Costs Of Producing A Hundredweight Of Calf Is Increasing
My Integrated Resource Management Databank clearly documents that when cattle prices trend
downward, ranchers cut production costs. While I can not document this, I suspect that when
prices go up, ranchers tend to increase their production costs. Certainly, higher prices tend to
stimulate added capital investments and expenditures delayed during the tough times. Ranchers
continue to remind me that their costs are also going up each and every year. The one cost that
certainly does go up every year is the cost of "iron" - meaning machinery.
I took a look at the University of Minnesota's Northern Plains large data set for 1996
through 2003, representing 3064 ranch years, to see what was happening to ranchers' costs.
This data indicates that costs per cow trended downward from 1997 through 2000. Since 2000,
costs per cow have been trending upward. My statistical analysis suggests that from 2000
through 2003, costs per cow have trended upward $12/cow per year.
This $12 increase in costs per cow probably is a conservative estimate - at least for the
Western half of the U.S. As ranchers progressed into the 1999-2004 droughts, many depopulated
their beef cow herds - some up to 40 percent. Depopulation clearly drives fixed costs per cow
upward for the remaining cows in the herd. Increase feed costs for the remaining herd drives up
operating costs. When fixed costs and operating costs are combined, drought send costs of
production dramatically upward. Combine this with the missed profit opportunity of having fewer
calves to sell now that prices are high, and the cost of the past drought will be huge. So huge, that some
ranchers will never recover. The economic impact of the 1999 - 2004 drought will impact ranchers for at least
a full decade.
My October BEEF Magazine Market Advisor, entitled "Zap Up Your Info System" suggested that now is
the time in the cattle cycle for ranchers to stockpile money. We have long talked about stockpiling
feed during the good years and now we need to talk about stockpiling money in the good years.
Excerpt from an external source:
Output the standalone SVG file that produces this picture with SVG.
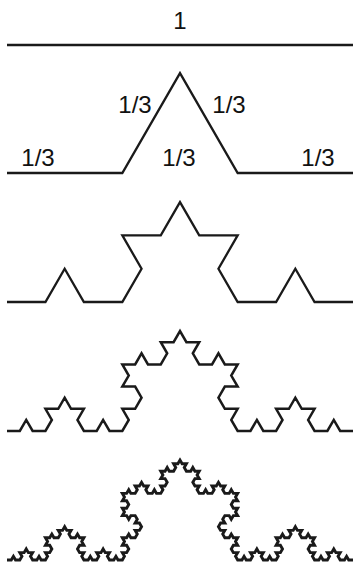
<svg xmlns="http://www.w3.org/2000/svg" width="353" height="562" viewBox="0 0 353 562">
<style>
.k{fill:none;stroke:#1a1a1a;stroke-width:2.3;stroke-linejoin:miter;stroke-linecap:butt;vector-effect:non-scaling-stroke}
.k3{stroke-width:2.5}
.k4{stroke-width:2.9}
.t{font-family:"Liberation Sans",Arial,sans-serif;font-size:24px;fill:#111;text-anchor:middle}
</style>
<rect width="353" height="562" fill="#fff"/>
<g id="level0">
<line class="k" x1="7" y1="45" x2="354" y2="45"/>
<text class="t" x="180" y="29">1</text>
</g>
<g id="level1">
<path class="k" transform="translate(7,173) scale(57.6667)" d="M0 0h2l1-1.732l1 1.732h2"/>
<text class="t" x="135" y="113">1/3</text>
<text class="t" x="229" y="113">1/3</text>
<text class="t" x="38" y="166">1/3</text>
<text class="t" x="179" y="166">1/3</text>
<text class="t" x="318" y="166">1/3</text>
</g>
<g id="level2">
<path class="k" transform="translate(7,302) scale(19.2222)" d="M0 0h2 l1-1.732 l1 1.732 h2 l1-1.732 l-1-1.732 h2 l1-1.732 l1 1.732 h2 l-1 1.732 l1 1.732 h2 l1-1.732 l1 1.732 h2"/>
</g>
<g id="level3">
<path class="k k3" transform="translate(7,431) scale(6.40741)" d="M0 0
h2 l1-1.732 l1 1.732 h2 l1-1.732 l-1-1.732 h2 l1-1.732 l1 1.732 h2 l-1 1.732 l1 1.732 h2 l1-1.732 l1 1.732 h2
l1-1.732 l-1-1.732 h2 l1-1.732 l-1-1.732 h-2 l1-1.732 l-1-1.732 h2 l1-1.732 l1 1.732 h2 l1-1.732 l-1-1.732 h2 l1-1.732
l1 1.732 h2 l-1 1.732 l1 1.732 h2 l1-1.732 l1 1.732 h2 l-1 1.732 l1 1.732 h-2 l-1 1.732 l1 1.732 h2 l-1 1.732 l1 1.732
h2 l1-1.732 l1 1.732 h2 l1-1.732 l-1-1.732 h2 l1-1.732 l1 1.732 h2 l-1 1.732 l1 1.732 h2 l1-1.732 l1 1.732 h2"/>
</g>
<g id="level4">
<path class="k k4" transform="translate(7,560) scale(2.135802)" d="M0 0
h2 l1-1.732 l1 1.732 h2 l1-1.732 l-1-1.732 h2 l1-1.732 l1 1.732 h2 l-1 1.732 l1 1.732 h2 l1-1.732 l1 1.732 h2
l1-1.732 l-1-1.732 h2 l1-1.732 l-1-1.732 h-2 l1-1.732 l-1-1.732 h2 l1-1.732 l1 1.732 h2 l1-1.732 l-1-1.732 h2 l1-1.732
l1 1.732 h2 l-1 1.732 l1 1.732 h2 l1-1.732 l1 1.732 h2 l-1 1.732 l1 1.732 h-2 l-1 1.732 l1 1.732 h2 l-1 1.732 l1 1.732
h2 l1-1.732 l1 1.732 h2 l1-1.732 l-1-1.732 h2 l1-1.732 l1 1.732 h2 l-1 1.732 l1 1.732 h2 l1-1.732 l1 1.732 h2
l1-1.732 l-1-1.732 h2 l1-1.732 l-1-1.732 h-2 l1-1.732 l-1-1.732 h2 l1-1.732 l1 1.732 h2 l1-1.732 l-1-1.732 h2 l1-1.732
l-1-1.732 h-2 l1-1.732 l-1-1.732 h-2 l-1 1.732 l-1-1.732 h-2 l1-1.732 l-1-1.732 h2 l1-1.732 l-1-1.732 h-2 l1-1.732 l-1-1.732
h2 l1-1.732 l1 1.732 h2 l1-1.732 l-1-1.732 h2 l1-1.732 l1 1.732 h2 l-1 1.732 l1 1.732 h2 l1-1.732 l1 1.732 h2
l1-1.732 l-1-1.732 h2 l1-1.732 l-1-1.732 h-2 l1-1.732 l-1-1.732 h2 l1-1.732 l1 1.732 h2 l1-1.732 l-1-1.732 h2 l1-1.732
l1 1.732 h2 l-1 1.732 l1 1.732 h2 l1-1.732 l1 1.732 h2 l-1 1.732 l1 1.732 h-2 l-1 1.732 l1 1.732 h2 l-1 1.732 l1 1.732
h2 l1-1.732 l1 1.732 h2 l1-1.732 l-1-1.732 h2 l1-1.732 l1 1.732 h2 l-1 1.732 l1 1.732 h2 l1-1.732 l1 1.732 h2
l-1 1.732 l1 1.732 h-2 l-1 1.732 l1 1.732 h2 l-1 1.732 l1 1.732 h-2 l-1 1.732 l-1-1.732 h-2 l-1 1.732 l1 1.732 h-2 l-1 1.732
l1 1.732 h2 l-1 1.732 l1 1.732 h2 l1-1.732 l1 1.732 h2 l-1 1.732 l1 1.732 h-2 l-1 1.732 l1 1.732 h2 l-1 1.732 l1 1.732
h2 l1-1.732 l1 1.732 h2 l1-1.732 l-1-1.732 h2 l1-1.732 l1 1.732 h2 l-1 1.732 l1 1.732 h2 l1-1.732 l1 1.732 h2
l1-1.732 l-1-1.732 h2 l1-1.732 l-1-1.732 h-2 l1-1.732 l-1-1.732 h2 l1-1.732 l1 1.732 h2 l1-1.732 l-1-1.732 h2 l1-1.732
l1 1.732 h2 l-1 1.732 l1 1.732 h2 l1-1.732 l1 1.732 h2 l-1 1.732 l1 1.732 h-2 l-1 1.732 l1 1.732 h2 l-1 1.732 l1 1.732
h2 l1-1.732 l1 1.732 h2 l1-1.732 l-1-1.732 h2 l1-1.732 l1 1.732 h2 l-1 1.732 l1 1.732 h2 l1-1.732 l1 1.732 h2"/>
</g>
</svg>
In that same October article, I suggested that in order to maximize the profits generated in these
good times, that a Third-Generation Management Information System (TG-MIS) should be
implemented. I went on the suggest that a TG-MIS system should consist of a herd performance
and economic/financial measures integrated into a single management information system that
sends one set of integrated management signals. This is best summarized in the title of my July
Market Advisor "The Money Is In The Details." This title supports my belief that increasing
management intensity increases beef cow profits.